Exercise:
Pictures aside, quote the whole listing exactly.

(begin)

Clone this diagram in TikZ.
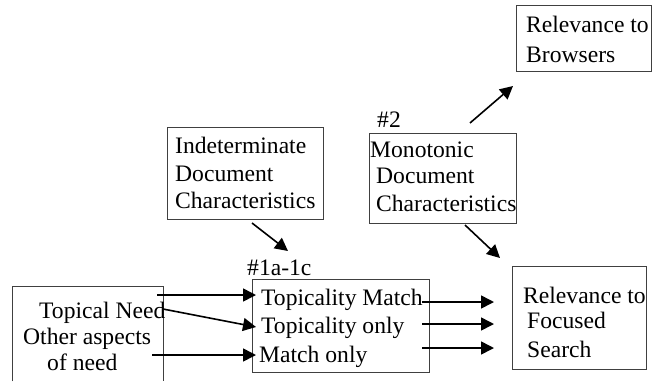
\documentclass[tikz,border=0pt]{standalone}
\usepackage{fontspec}
\setmainfont{Liberation Serif}
\usetikzlibrary{arrows.meta}
\begin{document}
\begin{tikzpicture}[x=1pt,y=-1pt,
  box/.style={draw=black!75, line width=0.9pt, inner sep=0pt, anchor=north west},
  openbox/.style={inner sep=0pt, anchor=north west},
  txt/.style={anchor=base west, inner sep=0pt, font=\fontsize{23.6}{28}\selectfont},
  arr/.style={line width=1.6pt, -{Triangle[length=13pt,width=13pt]}}]
\useasboundingbox (0,0) rectangle (652,381);
% boxes
\node[openbox, minimum width=151pt, minimum height=95pt] (need) at (12,286) {};
\draw[draw=black!75, line width=0.9pt] (need.south west) -- (need.north west) -- (need.north east) -- (need.south east);
\node[box, minimum width=177pt, minimum height=93pt] (mid) at (252,279) {};
\node[box, minimum width=134pt, minimum height=103pt] (focus) at (512,266) {};
\node[box, minimum width=156pt, minimum height=92pt] (indet) at (167,127) {};
\node[box, minimum width=147pt, minimum height=90pt] (mono) at (369,133) {};
\node[box, minimum width=135pt, minimum height=66pt] (brow) at (516,5) {};
% texts
\node[txt] (l1a) at (247,275) {\#1a-1c};
\node[txt] (l2) at (377,127) {\#2};
\node[txt] (t1) at (39,318) {Topical Need};
\node[txt] (t2) at (23,344) {Other aspects};
\node[txt] (t3) at (47,370) {of need};
\node[txt] (m1) at (261,305) {Topicality Match};
\node[txt] (m2) at (261,333) {Topicality only};
\node[txt] (m3) at (259,362) {Match only};
\node[txt] (f1) at (523,303) {Relevance to};
\node[txt] (f2) at (527,328) {Focused};
\node[txt] (f3) at (527,357) {Search};
\node[txt] (i1) at (175,153) {Indeterminate};
\node[txt] (i2) at (175,181) {Document};
\node[txt] (i3) at (175,208) {Characteristics};
\node[txt] (o1) at (370,157) {Monotonic};
\node[txt] (o2) at (376,183) {Document};
\node[txt] (o3) at (376,211) {Characteristics};
\node[txt] (r1) at (526,32) {Relevance to};
\node[txt] (r2) at (526,62) {Browsers};
% connector end points
\coordinate (a1s) at (157,295); \coordinate (a1e) at (256,295);
\coordinate (a2s) at (163,309); \coordinate (a2e) at (256,327);
\coordinate (a3s) at (152,355); \coordinate (a3e) at (256,355);
\coordinate (b1s) at (422,302); \coordinate (b1e) at (494,302);
\coordinate (b2s) at (422,324); \coordinate (b2e) at (494,324);
\coordinate (b3s) at (422,348); \coordinate (b3e) at (494,348);
\coordinate (c1s) at (252,223); \coordinate (c1e) at (288,251);
\coordinate (c2s) at (465,225); \coordinate (c2e) at (500,258);
\coordinate (c3s) at (470,123); \coordinate (c3e) at (513,86);
% connectors
\draw[arr] (a1s) -- (a1e);
\draw[arr] (a2s) -- (a2e);
\draw[arr] (a3s) -- (a3e);
\draw[arr] (b1s) -- (b1e);
\draw[arr] (b2s) -- (b2e);
\draw[arr] (b3s) -- (b3e);
\draw[arr] (c1s) -- (c1e);
\draw[arr] (c2s) -- (c2e);
\draw[arr] (c3s) -- (c3e);
\end{tikzpicture}
\end{document}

(end)

The result:
Clone this diagram in TikZ.
\documentclass[tikz,border=0pt]{standalone}
\usepackage{fontspec}
\setmainfont{Liberation Serif}
\usetikzlibrary{arrows.meta}
\begin{document}
\begin{tikzpicture}[x=1pt,y=-1pt,
  box/.style={draw=black!75, line width=0.9pt, inner sep=0pt, anchor=north west},
  openbox/.style={inner sep=0pt, anchor=north west},
  txt/.style={anchor=base west, inner sep=0pt, font=\fontsize{23.6}{28}\selectfont},
  arr/.style={line width=1.6pt, -{Triangle[length=13pt,width=13pt]}}]
\useasboundingbox (0,0) rectangle (652,381);
% boxes
\node[openbox, minimum width=151pt, minimum height=95pt] (need) at (12,286) {};
\draw[draw=black!75, line width=0.9pt] (need.south west) -- (need.north west) -- (need.north east) -- (need.south east);
\node[box, minimum width=177pt, minimum height=93pt] (mid) at (252,279) {};
\node[box, minimum width=134pt, minimum height=103pt] (focus) at (512,266) {};
\node[box, minimum width=156pt, minimum height=92pt] (indet) at (167,127) {};
\node[box, minimum width=147pt, minimum height=90pt] (mono) at (369,133) {};
\node[box, minimum width=135pt, minimum height=66pt] (brow) at (516,5) {};
% texts
\node[txt] (l1a) at (247,275) {\#1a-1c};
\node[txt] (l2) at (377,127) {\#2};
\node[txt] (t1) at (39,318) {Topical Need};
\node[txt] (t2) at (23,344) {Other aspects};
\node[txt] (t3) at (47,370) {of need};
\node[txt] (m1) at (261,305) {Topicality Match};
\node[txt] (m2) at (261,333) {Topicality only};
\node[txt] (m3) at (259,362) {Match only};
\node[txt] (f1) at (523,303) {Relevance to};
\node[txt] (f2) at (527,328) {Focused};
\node[txt] (f3) at (527,357) {Search};
\node[txt] (i1) at (175,153) {Indeterminate};
\node[txt] (i2) at (175,181) {Document};
\node[txt] (i3) at (175,208) {Characteristics};
\node[txt] (o1) at (370,157) {Monotonic};
\node[txt] (o2) at (376,183) {Document};
\node[txt] (o3) at (376,211) {Characteristics};
\node[txt] (r1) at (526,32) {Relevance to};
\node[txt] (r2) at (526,62) {Browsers};
% connector end points
\coordinate (a1s) at (157,295); \coordinate (a1e) at (256,295);
\coordinate (a2s) at (163,309); \coordinate (a2e) at (256,327);
\coordinate (a3s) at (152,355); \coordinate (a3e) at (256,355);
\coordinate (b1s) at (422,302); \coordinate (b1e) at (494,302);
\coordinate (b2s) at (422,324); \coordinate (b2e) at (494,324);
\coordinate (b3s) at (422,348); \coordinate (b3e) at (494,348);
\coordinate (c1s) at (252,223); \coordinate (c1e) at (288,251);
\coordinate (c2s) at (465,225); \coordinate (c2e) at (500,258);
\coordinate (c3s) at (470,123); \coordinate (c3e) at (513,86);
% connectors
\draw[arr] (a1s) -- (a1e);
\draw[arr] (a2s) -- (a2e);
\draw[arr] (a3s) -- (a3e);
\draw[arr] (b1s) -- (b1e);
\draw[arr] (b2s) -- (b2e);
\draw[arr] (b3s) -- (b3e);
\draw[arr] (c1s) -- (c1e);
\draw[arr] (c2s) -- (c2e);
\draw[arr] (c3s) -- (c3e);
\end{tikzpicture}
\end{document}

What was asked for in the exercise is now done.